HBCUs, or Historically Black Colleges and Universities, aren't just educational institutions; they're a testament to resilience and progress.
Background: While the term and acronym defined by the Higher Education Act of 1965, the first HBCU, Cheyney University of Pennsylvania, was established long before this act was passed. An HBCU is defined as “any historically black college or university that was established before 1964, whose principal mission was, and is, the education of Black Americans, and that is accredited by a nationally recognized accrediting agency or association determined by the Secretary of Education.”
Context: Of the eight HBCUS found in South Carolina, two of these institutions can be found in Richland County: Allen University and Benedict College. These institutions were both founded in 1870, a year after South Carolina's first HBCU, Claflin University, opened in 1869. It's worth noting that South Carolina is among the top five states in the country with the most HBCUs, with a total of 107 HBCUs nationwide.
Allen University: With its deep ties to the African Methodist Episcopal Church, began its journey in Cokesbury, SC, as the Payne Institute before finding its home on Harden Street.
Motto:We Teach The Mind To Think, The Hands To Work, The Heart To Love
Mascot: Yellow Jackets
Colors: Royal Blue & Gold
Notable alumni: William David Chappelle. If that last name seems familiar, he was the great-grandfather of comedian Dave Chappelle, who has previously spoken at Allen University graduation ceremonies and been awarded a set of keys to the City of Columbia.

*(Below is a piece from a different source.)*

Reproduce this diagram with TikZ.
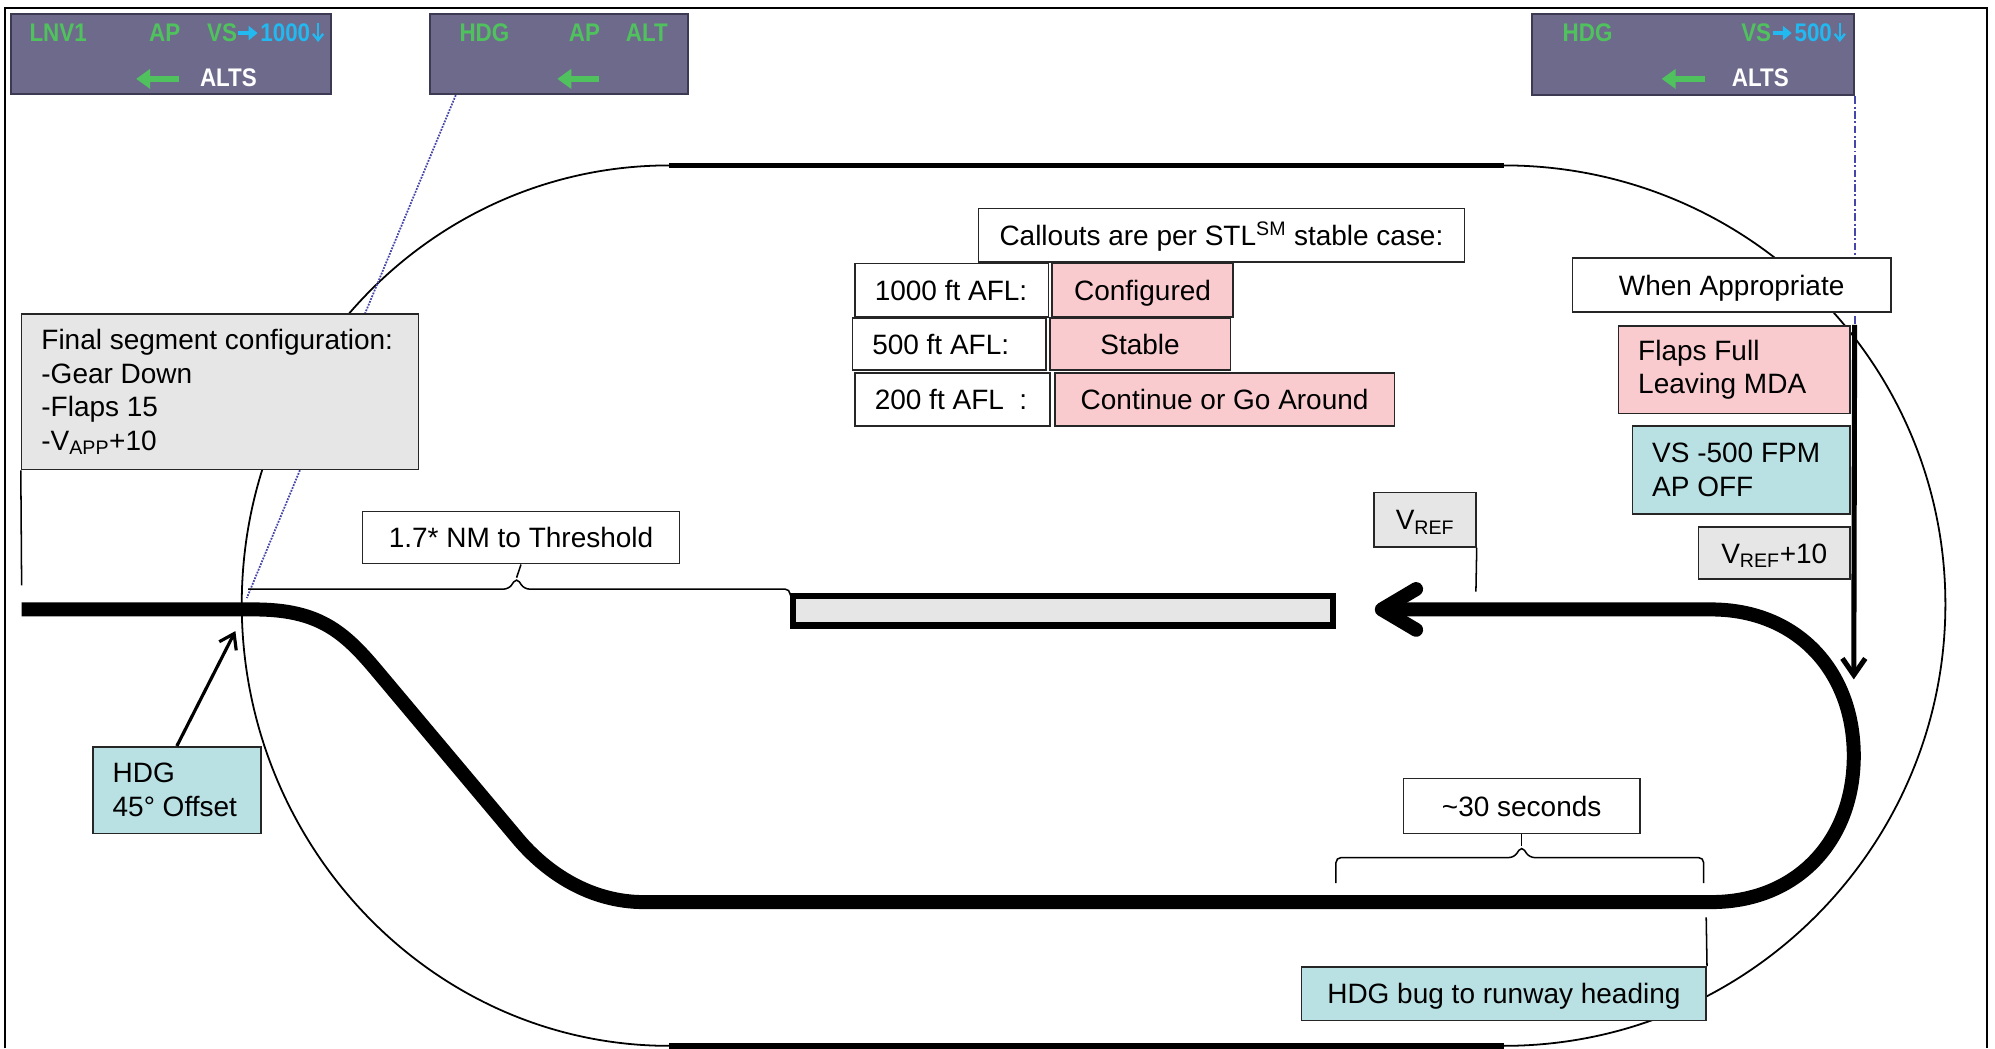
\documentclass[tikz,border=0pt]{standalone}
\usepackage{fontspec}
\setmainfont{Liberation Sans}
\newfontfamily\fmafont[FakeStretch=0.88]{Liberation Sans}
\usetikzlibrary{arrows.meta,calc,fit,positioning}

\definecolor{fmaback}{HTML}{6E6A8C}
\definecolor{fmaedge}{HTML}{3C3A52}
\definecolor{fmagreen}{HTML}{4FC25E}
\definecolor{fmacyan}{HTML}{22B8F0}
\definecolor{calloutpink}{HTML}{F9CBCE}
\definecolor{modecyan}{HTML}{B9E1E4}
\definecolor{speedgray}{HTML}{E6E6E6}
\definecolor{guideblue}{HTML}{4646AA}

\newcommand{\PTTrackWidth}{11pt}
\newcommand{\PTOvalWidth}{1.4pt}
\newcommand{\PTTextInset}{16}
\newcommand{\PTCapShift}{8}

\tikzset{
  ptbox/.style={draw=black!85, line width=1.3pt, fill=white, inner sep=0pt},
  pinkbox/.style={ptbox, fill=calloutpink},
  cyanbox/.style={ptbox, fill=modecyan},
  graybox/.style={ptbox, fill=speedgray},
  runwaybox/.style={draw=black, line width=5pt, fill=speedgray, inner sep=0pt},
  fmabox/.style={draw=fmaedge, line width=1.6pt, fill=fmaback, inner sep=0pt},
  fmatext/.style={font={\fmafont\bfseries\fontsize{20}{20}\selectfont}, inner sep=0pt},
  fmaarrow/.style={fmagreen, line width=4.5pt, -{Triangle[length=11pt,width=15pt]}},
  selarrow/.style={fmacyan, line width=3.5pt, -{Triangle[length=7pt,width=11pt]}},
  downarrow/.style={fmacyan, line width=1.8pt, -{Straight Barb[length=5pt,width=8pt]}},
  track/.style={line width=\PTTrackWidth, line join=round},
  oval/.style={line width=\PTOvalWidth},
  guide/.style={line width=1.2pt},
}

\newcommand{\PTBox}[5]{
  \coordinate (#2-nw) at #3;
  \coordinate (#2-se) at #4;
  \node[#1, fit=(#2-nw) (#2-se)] (#2) {};
  \node[anchor=base, inner sep=0pt] (#2-text) at ($(#2.center)+(0,\PTCapShift)$) {#5};
}
\newcommand{\PTBoxLeft}[5]{
  \coordinate (#2-nw) at #3;
  \coordinate (#2-se) at #4;
  \node[#1, fit=(#2-nw) (#2-se)] (#2) {};
  \node[align=left, anchor=west, inner sep=0pt] (#2-text) at ($(#2.west)+(\PTTextInset,0)$) {#5};
}
\newcommand{\FMAPanel}[3]{
  \coordinate (#1-nw) at #2;
  \coordinate (#1-se) at #3;
  \node[fmabox, fit=(#1-nw) (#1-se)] (#1) {};
}
\newcommand{\FMAVert}[3]{
  \node[fmatext, text=fmacyan, anchor=base east] (#1-alt) at #2 {#3};
  \draw[downarrow] ($(#1-alt.base east)+(6,-15)$) -- ($(#1-alt.base east)+(6,0)$);
  \draw[selarrow] ($(#1-alt.base west)+(-17,-7)$) -- ($(#1-alt.base west)+(-2,-7)$);
  \node[fmatext, text=fmagreen, anchor=base east] (#1-vs) at ($(#1-alt.base west)+(-18,0)$) {VS};
}

\begin{document}
\begin{tikzpicture}[x=1pt,y=-1pt,font=\fontsize{22}{26.4}\selectfont]
\useasboundingbox (0,0) rectangle (1568,824);
\draw[line width=1.5pt] (4,824) -- (4,6) -- (1562,6) -- (1562,824);

% pattern outline
\draw[oval] (526,130) .. controls (340,130) and (190,285) .. (190,475) .. controls (190,665) and (340,822) .. (526,822);
\draw[oval] (1182,130) .. controls (1374,130) and (1529,285) .. (1529,475) .. controls (1529,665) and (1374,822) .. (1182,822);
\draw[line width=4.5pt] (526,130) -- (1182,130);
\draw[line width=4.5pt] (526,822) -- (1182,822);

\FMAPanel{fma1}{(9,11)}{(260,74)}
\node[fmatext, text=fmagreen, anchor=base west] (fma1-lat) at (23,33) {LNV1};
\node[fmatext, text=fmagreen, anchor=base west] (fma1-ap) at (117,33) {AP};
\FMAVert{fma1}{(244,33)}{1000}
\node[fmatext, text=white, anchor=base west] (fma1-arm) at (157,68) {ALTS};
\draw[fmaarrow] (141,62) -- (107,62);

\FMAPanel{fma2}{(338,11)}{(541,74)}
\node[fmatext, text=fmagreen, anchor=base west] (fma2-lat) at (361,33) {HDG};
\node[fmatext, text=fmagreen, anchor=base west] (fma2-ap) at (447,33) {AP};
\node[fmatext, text=fmagreen, anchor=base east] (fma2-vert) at (525,33) {ALT};
\draw[fmaarrow] (471,62) -- (438,62);

\FMAPanel{fma3}{(1204,11)}{(1457,75)}
\node[fmatext, text=fmagreen, anchor=base west] (fma3-lat) at (1228,33) {HDG};
\FMAVert{fma3}{(1440,33)}{500}
\node[fmatext, text=white, anchor=base west] (fma3-arm) at (1361,68) {ALTS};
\draw[fmaarrow] (1340,62) -- (1306,62);

\coordinate (turnin) at (194,470);
\draw[guideblue, densely dotted, line width=1.4pt] ($(fma2.south west)+(21,0)$) -- (turnin);

% ground track
\coordinate (gate) at (200,479);
\coordinate (abeam) at (1345,709);
\coordinate (final) at (1345,479);
\draw[track] (17,479) -- (gate) .. controls (250,479) and (270,496) .. (296,527) -- (406,658)
  .. controls (430,687) and (465,709) .. (506,709) -- (abeam)
  .. controls (1412,709) and (1457,661) .. (1457,594)
  .. controls (1457,527) and (1412,479) .. (final) -- (1090,479);
\draw[track, line cap=round] (1113,463) -- (1086,479) -- (1113,495);

\PTBox{runwaybox}{runway}{(623.5,468.5)}{(1047.5,491.5)}{}

\PTBox{ptbox}{callouts}{(769,164)}{(1151,206)}{Callouts are per STL\textsuperscript{SM} stable case:}
\PTBoxLeft{ptbox}{afl1000}{(672,207)}{(824,249)}{1000 ft AFL:}
\PTBox{pinkbox}{configured}{(827,207)}{(969,249)}{Configured}
\PTBoxLeft{ptbox}{afl500}{(670,250)}{(822,291)}{500 ft AFL:}
\PTBox{pinkbox}{stable}{(825,250)}{(967,291)}{Stable}
\PTBoxLeft{ptbox}{afl200}{(672,293)}{(825,335)}{200 ft AFL\ \ :}
\PTBox{pinkbox}{goaround}{(829,293)}{(1096,335)}{Continue or Go Around}

\draw[guideblue, line width=1.3pt, dash pattern=on 6pt off 2pt on 1.5pt off 2pt] (fma3.south east) -- (fma3.south east |- 0,256);
\PTBox{ptbox}{appropriate}{(1236,203)}{(1486,245)}{When Appropriate}
\PTBoxLeft{pinkbox}{flaps}{(1272,256)}{(1454,325)}{Flaps Full\\Leaving MDA}
\PTBoxLeft{cyanbox}{vsmode}{(1283,335)}{(1454,404)}{VS -500 FPM\\AP OFF}
\PTBox{graybox}{vreften}{(1335,414)}{(1454,455)}{V\textsubscript{REF}+10}
\coordinate (descent) at (1457,534);
\draw[line width=4pt, -{Straight Barb[length=13pt,width=18pt]}] ($(flaps.north east)+(3,0)$) -- (descent);

\PTBox{graybox}{vref}{(1080,387)}{(1160,430)}{V\textsubscript{REF}}
\coordinate (vreftick) at (1160,465);
\draw[guide] (vref.south east) -- (vreftick);

\PTBoxLeft{graybox}{finalseg}{(17,247)}{(329,369)}{Final segment configuration:\\-Gear Down\\-Flaps 15\\-V\textsubscript{APP}+10}
\coordinate (finaltick) at (17,460);
\draw[guide] (finalseg.south west) -- (finaltick);

\PTBox{ptbox}{threshold}{(285,402)}{(534,443)}{1.7* NM to Threshold}
\coordinate (thrpeak) at (406,454);
\draw[guide, rounded corners=4pt] (195,463) -- (400,463) -- (thrpeak) -- (412,463) -| (runway.north west);
\draw[guide] (thrpeak) -- (threshold.south);

\PTBoxLeft{cyanbox}{offset}{(73,587)}{(205,655)}{HDG\\45° Offset}
\coordinate (offsettip) at (185,496);
\draw[line width=2.5pt, -{Straight Barb[length=11pt,width=15pt]}] (offset.north) -- (offsettip);

\PTBox{ptbox}{seconds}{(1103,612)}{(1289,655)}{\textasciitilde30 seconds}
\coordinate (secpeak) at (1196,665);
\draw[guide, rounded corners=4pt] (1050,694) |- (1190,674) -- (secpeak) -- (1202,674) -| (1339,694);
\draw[guide] (secpeak) -- (seconds.south);

\PTBox{cyanbox}{hdgbug}{(1023,760)}{(1341,802)}{HDG bug to runway heading}
\coordinate (bugtick) at (1341,721);
\draw[guide] (bugtick) -- (hdgbug.north east);
\end{tikzpicture}
\end{document}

Benedict College: Founded in 1870 by Bathsheba A. Benedict, started as the Benedict Institute on an 80-acre plantation in Columbia, with the mission to educate emancipated African Americans.
Motto: A Power for Good in Society
Colors: Purple & Gold
Notable alumni: civil rights leader Modjeska Monteith Simkins and recent graduate Naida Rutherford, the first Black woman elected as coroner of Richland County.
Why they matter: These HBCUs have been at the forefront of change in Richland County, playing pivotal roles as centers for civil rights activities from the 1930s to the 1960s. They've been the backdrop for sit-in protests, marches, and more recently, platforms for voices in the Black Lives Matter movement. Additionally, these institutions continue to serve as safe havens for educating Black Americans, maintaining their historical significance and relevance to this day.